Durante el Mundial de Brasil 2014 el mayor instituto de sondeos del país hizo encuestas a pie de estadio para definir el perfil de la torcida. El resultado confirmó lo que cualquiera podía –puede– comprobar echando un vistazo a la grada: el 90 % dijo pertenecer a los dos estratos más altos de la sociedad, con índices muy superiores de ingresos y educación a la media del país. Y –factor inherente– con la tez más clara. El titular de Folha de São Paulo, el mayor periódico del país, de orientación centro-derecha, era elocuente: “Blancos y ricos son mayoría en la torcida”. Ninguna sorpresa. Brasil arrastra aún hoy la polémica de la elitización de un deporte de raíz popular que se ha ido convirtiendo en espectáculo para unos pocos: los que pueden pagarse la entrada.

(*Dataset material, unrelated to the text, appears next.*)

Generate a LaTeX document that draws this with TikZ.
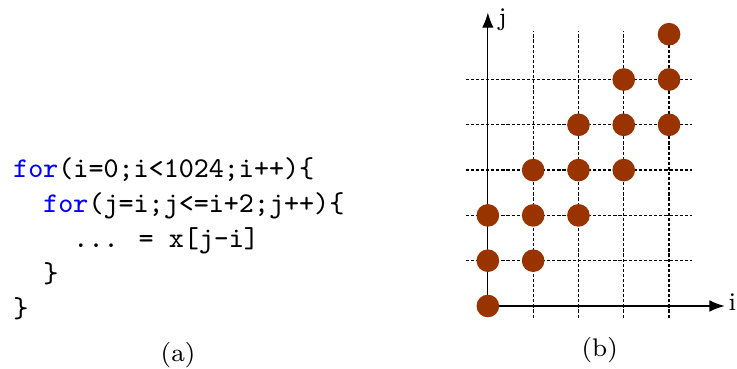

El mejor resumen visual lo parió la FIFA –imaginamos que sin querer– durante aquel Mundial. Las retransmisiones de cada partido las abría una cabecera que servía de vergonzante baño de realidad. En dibujos animados, eso sí. Al estilo Disney, chicos mulatos en chanclas juegan al fútbol –en favelas, suburbios, playas– mientras por la pantalla van circulando los estadios donde se celebra el show. El último plano muestra uno de los niños protagonistas con la cara iluminada por los destellos de Maracaná, allá al fondo, inalcanzable. Tan cerca, tan lejos. Esa perfidia oculta bajo el colorín podría tomarse como un retorcimiento sofisticado de lo que ocurría en otras épocas tampoco tan lejanas. Recordemos el archifamoso Cotton Club de Harlem, catedral del jazz en el Nueva York de la Ley Seca, recreado en la película de Francis Ford Coppola. En ella se retrataba la cruda realidad de aquellos años 20 y 30, incluso en la capital más global del mundo: en el Cotton Club no se permitía la entrada a negros, a no ser que fuesen músicos y lo hicieran para subirse al escenario, a batirse el cobre sobre las tablas y recibir el aplauso de la audiencia. No sé a qué nos puede sonar.